Exercise
Up to and including the line with "(alpha) at (103,498)", write out the listing from its first line, minus the pictures.

Data items
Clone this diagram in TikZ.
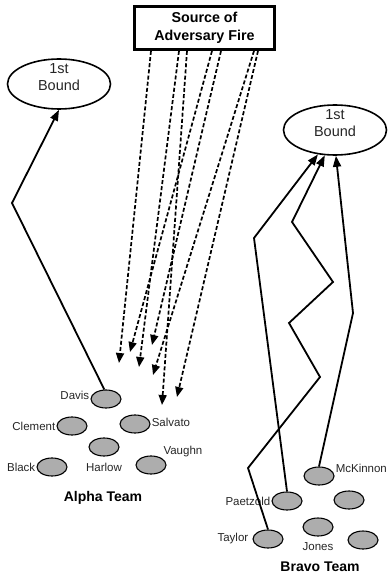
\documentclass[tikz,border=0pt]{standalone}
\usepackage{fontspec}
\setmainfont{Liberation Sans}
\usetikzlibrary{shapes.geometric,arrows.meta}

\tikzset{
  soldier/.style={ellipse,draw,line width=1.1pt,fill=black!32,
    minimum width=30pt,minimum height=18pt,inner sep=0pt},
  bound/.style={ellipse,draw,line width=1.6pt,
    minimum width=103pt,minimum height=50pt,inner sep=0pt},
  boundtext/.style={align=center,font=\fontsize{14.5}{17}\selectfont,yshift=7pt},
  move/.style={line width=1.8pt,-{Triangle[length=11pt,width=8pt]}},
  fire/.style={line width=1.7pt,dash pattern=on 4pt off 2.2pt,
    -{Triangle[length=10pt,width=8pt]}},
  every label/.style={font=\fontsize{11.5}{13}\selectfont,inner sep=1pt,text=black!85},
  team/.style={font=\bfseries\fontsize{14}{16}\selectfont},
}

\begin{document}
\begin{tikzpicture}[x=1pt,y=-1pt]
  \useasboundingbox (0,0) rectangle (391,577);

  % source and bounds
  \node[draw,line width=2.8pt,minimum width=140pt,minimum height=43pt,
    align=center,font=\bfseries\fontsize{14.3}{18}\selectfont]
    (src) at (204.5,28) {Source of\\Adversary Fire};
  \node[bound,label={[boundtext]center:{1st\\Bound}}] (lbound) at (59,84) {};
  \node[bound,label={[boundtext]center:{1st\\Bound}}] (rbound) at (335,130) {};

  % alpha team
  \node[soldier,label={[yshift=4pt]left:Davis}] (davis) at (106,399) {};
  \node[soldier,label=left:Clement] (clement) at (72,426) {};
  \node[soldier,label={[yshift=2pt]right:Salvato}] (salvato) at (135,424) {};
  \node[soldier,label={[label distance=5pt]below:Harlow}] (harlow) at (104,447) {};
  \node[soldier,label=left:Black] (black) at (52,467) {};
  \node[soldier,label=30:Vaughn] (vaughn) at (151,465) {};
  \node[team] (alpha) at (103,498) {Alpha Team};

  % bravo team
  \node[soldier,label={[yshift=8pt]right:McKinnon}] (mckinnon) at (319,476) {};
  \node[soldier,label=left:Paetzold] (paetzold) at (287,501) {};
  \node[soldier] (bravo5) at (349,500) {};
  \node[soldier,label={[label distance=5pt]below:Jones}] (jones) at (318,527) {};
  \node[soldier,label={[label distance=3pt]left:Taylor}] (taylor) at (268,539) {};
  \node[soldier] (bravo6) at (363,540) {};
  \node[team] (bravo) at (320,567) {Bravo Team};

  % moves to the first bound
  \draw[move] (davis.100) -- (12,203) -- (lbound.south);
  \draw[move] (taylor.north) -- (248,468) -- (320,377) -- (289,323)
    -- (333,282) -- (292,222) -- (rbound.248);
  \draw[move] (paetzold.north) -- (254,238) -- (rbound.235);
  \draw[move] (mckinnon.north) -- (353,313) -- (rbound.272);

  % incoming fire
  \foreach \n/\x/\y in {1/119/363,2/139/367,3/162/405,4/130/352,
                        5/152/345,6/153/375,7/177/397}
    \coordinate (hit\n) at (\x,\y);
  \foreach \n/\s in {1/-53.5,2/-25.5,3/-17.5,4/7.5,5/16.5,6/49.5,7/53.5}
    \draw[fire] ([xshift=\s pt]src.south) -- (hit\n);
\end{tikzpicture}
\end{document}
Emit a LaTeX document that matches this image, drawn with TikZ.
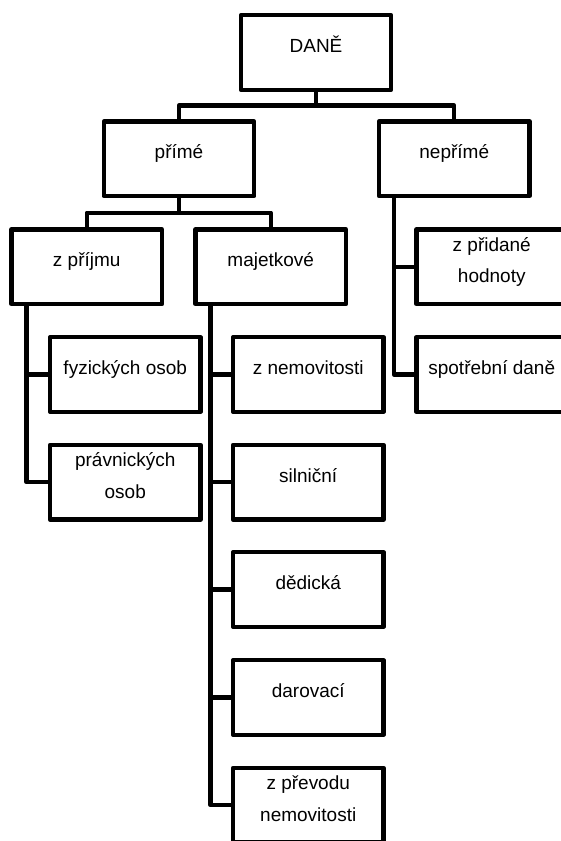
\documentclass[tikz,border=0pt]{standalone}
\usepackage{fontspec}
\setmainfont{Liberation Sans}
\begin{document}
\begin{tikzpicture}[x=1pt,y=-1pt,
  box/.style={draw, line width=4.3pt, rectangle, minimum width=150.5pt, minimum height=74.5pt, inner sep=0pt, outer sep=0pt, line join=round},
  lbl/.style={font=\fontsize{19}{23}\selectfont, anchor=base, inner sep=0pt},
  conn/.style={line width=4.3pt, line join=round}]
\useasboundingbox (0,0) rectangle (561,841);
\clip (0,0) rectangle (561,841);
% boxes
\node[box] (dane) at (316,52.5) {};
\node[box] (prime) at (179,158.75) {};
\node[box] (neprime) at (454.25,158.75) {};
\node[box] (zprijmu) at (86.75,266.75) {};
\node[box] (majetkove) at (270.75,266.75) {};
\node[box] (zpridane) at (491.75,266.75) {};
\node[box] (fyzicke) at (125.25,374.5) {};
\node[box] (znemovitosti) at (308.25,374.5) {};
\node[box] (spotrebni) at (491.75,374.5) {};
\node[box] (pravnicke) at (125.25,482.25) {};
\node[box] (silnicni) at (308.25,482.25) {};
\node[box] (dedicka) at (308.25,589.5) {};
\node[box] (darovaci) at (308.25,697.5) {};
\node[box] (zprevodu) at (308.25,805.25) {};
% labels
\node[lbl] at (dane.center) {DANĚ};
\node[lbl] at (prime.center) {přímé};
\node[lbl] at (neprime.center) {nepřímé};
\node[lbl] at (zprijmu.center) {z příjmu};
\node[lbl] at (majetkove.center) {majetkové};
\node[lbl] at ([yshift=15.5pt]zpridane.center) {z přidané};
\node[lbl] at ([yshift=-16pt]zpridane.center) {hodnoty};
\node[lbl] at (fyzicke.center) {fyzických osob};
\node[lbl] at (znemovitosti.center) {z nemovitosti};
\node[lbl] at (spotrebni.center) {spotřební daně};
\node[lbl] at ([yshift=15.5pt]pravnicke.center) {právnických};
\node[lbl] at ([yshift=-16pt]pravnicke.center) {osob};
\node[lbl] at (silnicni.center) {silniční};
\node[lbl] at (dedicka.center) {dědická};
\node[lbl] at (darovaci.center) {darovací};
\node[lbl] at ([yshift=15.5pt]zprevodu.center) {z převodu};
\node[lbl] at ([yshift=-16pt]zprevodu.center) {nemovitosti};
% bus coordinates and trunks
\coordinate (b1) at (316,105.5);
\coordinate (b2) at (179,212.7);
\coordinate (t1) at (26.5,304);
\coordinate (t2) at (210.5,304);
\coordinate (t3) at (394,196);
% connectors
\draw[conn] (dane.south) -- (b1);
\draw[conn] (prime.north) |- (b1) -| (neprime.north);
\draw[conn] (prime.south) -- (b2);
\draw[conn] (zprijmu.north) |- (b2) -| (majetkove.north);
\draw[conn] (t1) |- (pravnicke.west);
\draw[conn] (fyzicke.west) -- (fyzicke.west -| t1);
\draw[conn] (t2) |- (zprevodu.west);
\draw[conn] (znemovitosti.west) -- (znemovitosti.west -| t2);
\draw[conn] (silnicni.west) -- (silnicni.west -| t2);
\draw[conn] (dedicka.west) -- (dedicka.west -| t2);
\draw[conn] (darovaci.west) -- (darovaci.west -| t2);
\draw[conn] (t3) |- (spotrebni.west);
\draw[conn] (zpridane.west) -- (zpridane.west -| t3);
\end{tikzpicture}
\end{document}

Exercise answer
Clone this diagram in TikZ.
\documentclass[tikz,border=0pt]{standalone}
\usepackage{fontspec}
\setmainfont{Liberation Sans}
\usetikzlibrary{shapes.geometric,arrows.meta}

\tikzset{
  soldier/.style={ellipse,draw,line width=1.1pt,fill=black!32,
    minimum width=30pt,minimum height=18pt,inner sep=0pt},
  bound/.style={ellipse,draw,line width=1.6pt,
    minimum width=103pt,minimum height=50pt,inner sep=0pt},
  boundtext/.style={align=center,font=\fontsize{14.5}{17}\selectfont,yshift=7pt},
  move/.style={line width=1.8pt,-{Triangle[length=11pt,width=8pt]}},
  fire/.style={line width=1.7pt,dash pattern=on 4pt off 2.2pt,
    -{Triangle[length=10pt,width=8pt]}},
  every label/.style={font=\fontsize{11.5}{13}\selectfont,inner sep=1pt,text=black!85},
  team/.style={font=\bfseries\fontsize{14}{16}\selectfont},
}

\begin{document}
\begin{tikzpicture}[x=1pt,y=-1pt]
  \useasboundingbox (0,0) rectangle (391,577);

  % source and bounds
  \node[draw,line width=2.8pt,minimum width=140pt,minimum height=43pt,
    align=center,font=\bfseries\fontsize{14.3}{18}\selectfont]
    (src) at (204.5,28) {Source of\\Adversary Fire};
  \node[bound,label={[boundtext]center:{1st\\Bound}}] (lbound) at (59,84) {};
  \node[bound,label={[boundtext]center:{1st\\Bound}}] (rbound) at (335,130) {};

  % alpha team
  \node[soldier,label={[yshift=4pt]left:Davis}] (davis) at (106,399) {};
  \node[soldier,label=left:Clement] (clement) at (72,426) {};
  \node[soldier,label={[yshift=2pt]right:Salvato}] (salvato) at (135,424) {};
  \node[soldier,label={[label distance=5pt]below:Harlow}] (harlow) at (104,447) {};
  \node[soldier,label=left:Black] (black) at (52,467) {};
  \node[soldier,label=30:Vaughn] (vaughn) at (151,465) {};
  \node[team] (alpha) at (103,498) {Alpha Team};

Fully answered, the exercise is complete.